The lenovo 1440P 25" though is really a beautiful monitor. They were like 150$!
 
I guess as long as they only ever call it 'Dell' HDR, then they must think they can get away with it. No doubt, they have something in tiny writing somewhere that covers their ass. Otherwise it could be false advertising.
 
I'm in the market and the need to fully research all the specs is getting old. Loads have gotchas like this. The LG monitor isn't HDR either, too dim.

Damn sure they all like a premium price though, the higher end Dell monitors are crazy money these days too.

Between a high refresh 4K hdr monitor and a colour accurate wide gamut 30+ 4K I'm gonna be spending a ton on screens this year and vendors doing this is sending me crazy
 
I dont think many monitors would pass a proper HDR10 check. Same with TVs.
 
Do you really want 1000 nits blasting right in front of your face?

I dont know how many times do I have to repeat this on this forum and frankly it is getting annoying but having the whole screen blasting at you at 1000 nits constant (which would be the case in current SDR system) is very different from having occasional secular highlights at that brightness, small areas like occasional glittering effect or sun in corner. Average picture brightness in HDR is still 100-200 nits generally.

Thats the beauty of HDR. In normal SDR when you crank the backlight the whole picture gets brighter, even dark scenes become grey and makes the screen painful to watch. HDR has the brightness depend on the scene and allows higher peak brightness for highlights and therefore make the lighting more lifelike looking.
 
few dell I have 'experienced' at work are crappy, but hopefully very cheap!
I've seen good reviews on dell stuff but usually top of the line.
 
This is pretty surprising, usually Dell is the 'no-nonsense' version of all of this new tech in the monitor space, if it wasn't easy, Dell wouldn't sell it, their target market wouldn't agree with it.
 
few dell I have 'experienced' at work are crappy, but hopefully very cheap!
I've seen good reviews on dell stuff but usually top of the line.

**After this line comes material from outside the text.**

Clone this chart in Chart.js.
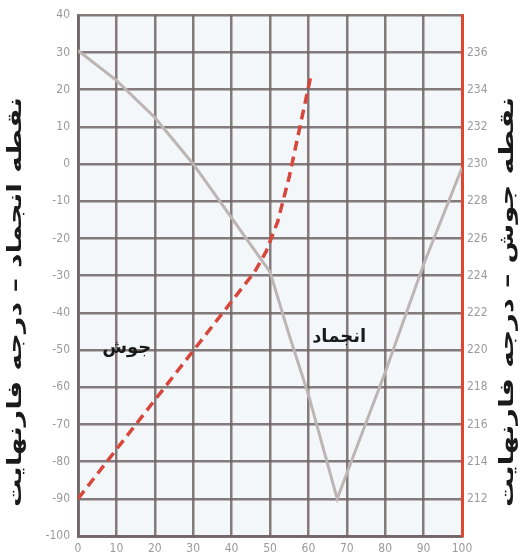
<!DOCTYPE html>
<html lang="fa">
<head>
    <meta charset="UTF-8">
    <title>نقطه انجماد و جوش</title>
    <script src="https://cdn.jsdelivr.net/npm/chart.js"></script>
    <style>
        body {
            margin: 0;
            background: #ffffff;
        }
        canvas {
            display: block;
        }
    </style>
</head>
<body>
    <canvas id="chart" width="523" height="558"></canvas>

    <script>
        // percent (x) and readings
        const freezeX = [0, 10, 20, 30, 40, 50, 55, 60, 67.5, 80, 90, 100];
        const freezeF = [30.5, 22.5, 12.5, 0, -14.5, -29, -46, -62, -90, -56, -27, -1];

        const boilX = [0, 46, 49, 52, 55, 60.5];
        const boilF = [212, 224.2, 225.3, 226.9, 229.3, 234.6];

        const leftTitle = 'نقطه انجماد – درجه فارنهایت';
        const rightTitle = 'نقطه جوش – درجه فارنهایت';
        const boilLabel = 'جوش';
        const freezeLabel = 'انجماد';
        const boilLabelAt = [12.7, -49.5];
        const freezeLabelAt = [68, -46.5];

        const gridColor = 'rgba(112,100,100,0.85)';
        const tickFont = { family: 'DejaVu Sans Condensed, DejaVu Sans', size: 12 };
        const titleFont = 'bold 17px "DejaVu Sans"';
        const labelFont = 'bold 18px "DejaVu Sans"';

        const extras = {
            id: 'extras',
            beforeDraw(chart) {
                const { ctx, chartArea: a } = chart;
                ctx.save();
                ctx.fillStyle = '#f3f7fa';
                ctx.fillRect(a.left, a.top, a.right - a.left, a.bottom - a.top);
                ctx.restore();
            },
            afterDraw(chart) {
                const { ctx, scales } = chart;
                ctx.save();
                ctx.fillStyle = '#1a1a1a';
                ctx.textAlign = 'center';
                ctx.textBaseline = 'middle';
                ctx.direction = 'rtl';
                // both axis titles read bottom to top, stretched to the reference length
                ctx.font = titleFont;
                [[16, leftTitle], [508, rightTitle]].forEach(([x, t]) => {
                    const w = ctx.measureText(t).width;
                    ctx.save();
                    ctx.translate(x, 302);
                    ctx.rotate(-Math.PI / 2);
                    ctx.scale(410 / w, 1.15);
                    ctx.fillText(t, 0, 0);
                    ctx.restore();
                });
                ctx.font = labelFont;
                ctx.fillText(boilLabel, scales.x.getPixelForValue(boilLabelAt[0]), scales.y.getPixelForValue(boilLabelAt[1]));
                ctx.fillText(freezeLabel, scales.x.getPixelForValue(freezeLabelAt[0]), scales.y.getPixelForValue(freezeLabelAt[1]));
                ctx.restore();
            }
        };

        new Chart(document.getElementById('chart'), {
            type: 'line',
            data: {
                datasets: [
                    {
                        label: 'انجماد',
                        data: freezeX.map((x, i) => ({ x: x, y: freezeF[i] })),
                        yAxisID: 'y',
                        borderColor: '#bdb4b4',
                        borderWidth: 3,
                        pointRadius: 0,
                        tension: 0
                    },
                    {
                        label: 'جوش',
                        data: boilX.map((x, i) => ({ x: x, y: boilF[i] })),
                        yAxisID: 'y2',
                        borderColor: '#d8473b',
                        borderWidth: 3.5,
                        borderDash: [10, 6],
                        pointRadius: 0,
                        tension: 0
                    }
                ]
            },
            options: {
                responsive: false,
                animation: false,
                layout: { padding: { top: 11, left: 0, right: 0, bottom: 0 } },
                plugins: {
                    legend: { display: false },
                    tooltip: { enabled: false }
                },
                scales: {
                    x: {
                        type: 'linear',
                        min: 0,
                        max: 100,
                        ticks: { stepSize: 10, color: '#9a9a9a', font: tickFont, padding: 6, maxRotation: 0 },
                        grid: { color: gridColor, lineWidth: 2.5, drawTicks: false },
                        border: { color: gridColor, width: 3 },
                        afterFit(s) { s.height = 22; }
                    },
                    y: {
                        position: 'left',
                        min: -100,
                        max: 40,
                        ticks: { stepSize: 10, color: '#9a9a9a', font: tickFont, padding: 8 },
                        grid: { color: gridColor, lineWidth: 2.5, drawTicks: false },
                        border: { color: gridColor, width: 3 },
                        afterFit(s) { s.width = 78; }
                    },
                    y2: {
                        position: 'right',
                        min: 210,
                        max: 238,
                        ticks: {
                            stepSize: 2,
                            color: '#9a9a9a',
                            font: tickFont,
                            padding: 5,
                            callback: v => (v === 210 || v === 238) ? '' : v
                        },
                        grid: { display: false, drawTicks: false },
                        border: { color: '#e0472f', width: 3 },
                        afterFit(s) { s.width = 61; }
                    }
                }
            },
            plugins: [extras]
        });
    </script>
</body>
</html>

Remember that Dell is just an OEM. They buy stuff from other people and slap their logo on top of it. The ones you see at work are probably the bare minimum that you can pick when buying a desktop. Some of them are really poor. Then Dell has high end models that are as good if not better than any other manufacturer out there. I have a high end sitting next to a low end. Even if they were the resolution the color accuracy, sharpness, and contrast are miles apart.

Then you've missed out on some genuinely good monitors, like the S2417DG.

Only 24"? I've seen a UP2716D sitting next to an Apple Cinema display (Same size and resolution) and I'd take the Dell all day long.
 
Sounds like we need something like this again:

THX-logo-313E1C8D6E-seeklogo.com.gif
 
I called this issue out on another forum, and got shown the door. HDR is about image creation / acquisition. It is not a display technology. Wide gamut and high contrast have existed for a long time already.
 
I called this issue out on another forum, and got shown the door. HDR is about image creation / acquisition. It is not a display technology. Wide gamut and high contrast have existed for a long time already.

HDR is all about convincing you that you need another TV, another GPU and another BluRay player.

That said, i add that while more contrast is always a good thing for PC usage, more brightness is not always better and more gamut can actually be detrimental if one does not have proper sRGB emulation.